Wednesday, October 14, 2009

BGP router down

We have a Global Crossing line. It is a dual router BGP setup with HSRP between the local routers in my office and BGP fall back on the Global Crossing infrastructure.
This morning, few minutes before the opening bell the primary circuit died. As a result the connection failed over to the backup line, which is what you'd expect. The problem started when the primary line started to bounce. Whenever it came back the connections bounced for a second and the users had to reconnect. Then it failed again and they started to get irritated. They are totally right.

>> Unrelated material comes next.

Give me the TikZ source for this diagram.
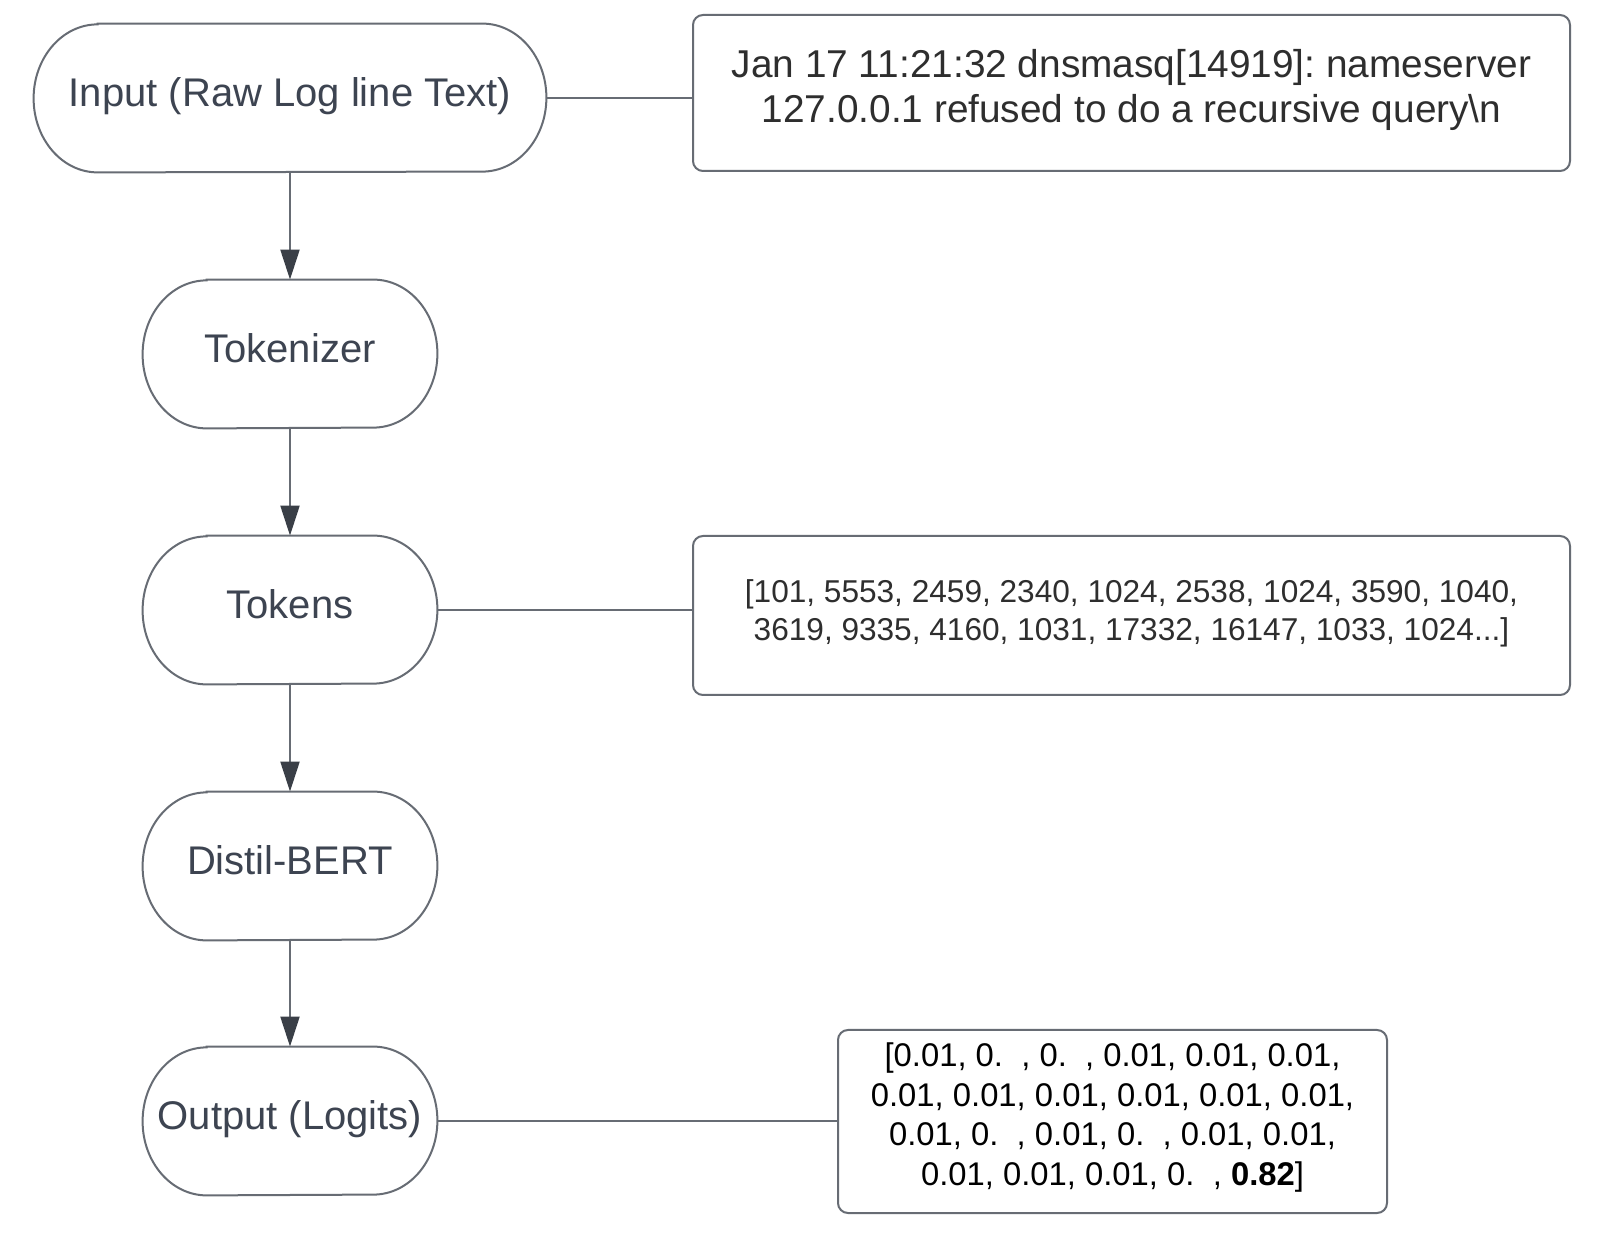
\documentclass[tikz,border=0pt]{standalone}
\usepackage{fontspec}
\setmainfont{Liberation Sans}
\usetikzlibrary{arrows.meta}
\definecolor{linec}{HTML}{676C74}
\definecolor{arrowc}{HTML}{3A3F47}
\definecolor{stadtxt}{HTML}{3D4451}
\definecolor{boxtxt}{HTML}{2E2E2E}
\newcommand\zgap{\hspace*{0.556em}}
\newcommand\drawstadium[1]{%
  \draw[stadline] ([xshift=32pt]#1.north west) -- ([xshift=-32pt]#1.north east)
    arc[start angle=90, end angle=-90, x radius=32pt, y radius=37pt]
    -- ([xshift=32pt]#1.south west)
    arc[start angle=270, end angle=90, x radius=32pt, y radius=37pt] -- cycle;}
\tikzset{
  stadline/.style={draw=linec, line width=1pt},
  stadnode/.style={inner sep=0pt, minimum height=74pt, minimum width=147pt,
    text=stadtxt, font=\fontsize{20}{24}\selectfont, text height=14.3pt, text depth=6pt},
  infobox/.style={draw=linec, line width=1pt, rounded corners=5pt, inner sep=0pt},
  boxtext/.style={inner sep=0pt, align=center},
  conn/.style={draw=linec, line width=1pt},
  arr/.style={draw=linec, line width=1pt, -{Triangle[length=15pt,width=9.5pt,color=arrowc]}}
}
\begin{document}
\frenchspacing
\begin{tikzpicture}[x=0.5pt,y=-0.5pt]
\useasboundingbox[fill=white] (0,0) rectangle (1624,1234);

\node[stadnode, minimum width=256pt] (in) at (290,98) {Input (Raw Log line Text)};
\node[stadnode] (tok) at (290,354) {Tokenizer};
\node[stadnode] (toks) at (290,610) {Tokens};
\node[stadnode] (bert) at (290,866) {Distil-BERT};
\node[stadnode] (out) at (290,1121) {Output (Logits)};
\drawstadium{in}
\drawstadium{tok}
\drawstadium{toks}
\drawstadium{bert}
\drawstadium{out}

\node[infobox, minimum width=438.5pt, minimum height=78pt] (b1) at (1131.5,93) {};
\node[boxtext, text=boxtxt, font=\fontsize{19.4}{22.3}\selectfont] (b1t) at ([yshift=1.5pt]b1.center)
  {Jan 17 11:21:32 dnsmasq[14919]: nameserver\\127.0.0.1 refused to do a recursive query\textbackslash n};
\node[infobox, minimum width=438.5pt, minimum height=79.5pt] (b2) at (1131.5,615.5) {};
\node[boxtext, text=boxtxt, font=\fontsize{15.8}{19}\selectfont] (b2t) at ([yshift=1pt]b2.center)
  {[101, 5553, 2459, 2340, 1024, 2538, 1024, 3590, 1040,\\3619, 9335, 4160, 1031, 17332, 16147, 1033, 1024...]};
\node[infobox, minimum width=274.5pt, minimum height=91.5pt] (b3) at (1112.5,1121.5) {};
\node[boxtext, text=black, font=\fontsize{16.4}{19.7}\selectfont] (b3t) at ([yshift=2pt]b3.center)
  {[0.01, 0.\zgap, 0.\zgap, 0.01, 0.01, 0.01,\\
   0.01, 0.01, 0.01, 0.01, 0.01, 0.01,\\
   0.01, 0.\zgap, 0.01, 0.\zgap, 0.01, 0.01,\\
   0.01, 0.01, 0.01, 0.\zgap, \textbf{0.82}]};

\draw[conn] (in.east) -- (in.east -| b1.west);
\draw[conn] (toks.east) -- (toks.east -| b2.west);
\draw[conn] (out.east) -- (out.east -| b3.west);

\draw[arr] (in.south) -- (tok.north);
\draw[arr] (tok.south) -- (toks.north);
\draw[arr] (toks.south) -- (bert.north);
\draw[arr] (bert.south) -- (out.north);
\end{tikzpicture}
\end{document}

As I called the Global Crossing support I found a very efficient service that was listening to my problem and had the will to help (sound obvious but usually this is not the case with big vendors). They started by checking the logs and found that it is bouncing every few minutes. I asked if they can change the HSRP priority to be higher then the primary router, they had no problem doing the configuration change. Problem resolved!
Now this is how HSRP priority work: the primary router get a higher priority and both get the preempt command which allow change of active state if there is a higher priority router online. By changing the priority on the backup router and changing the preempt to manual we ensured that even when the circuit is fixed and stable online it will not become the primary active line unless we manually change it back. This ensure that users will not get kicked off when the line is fixed or when the telco work on the circuit and bounce it constantly.
The circuit was fixed few hours later and after hours we switched back. It is nice to work with good cooperative service for a change!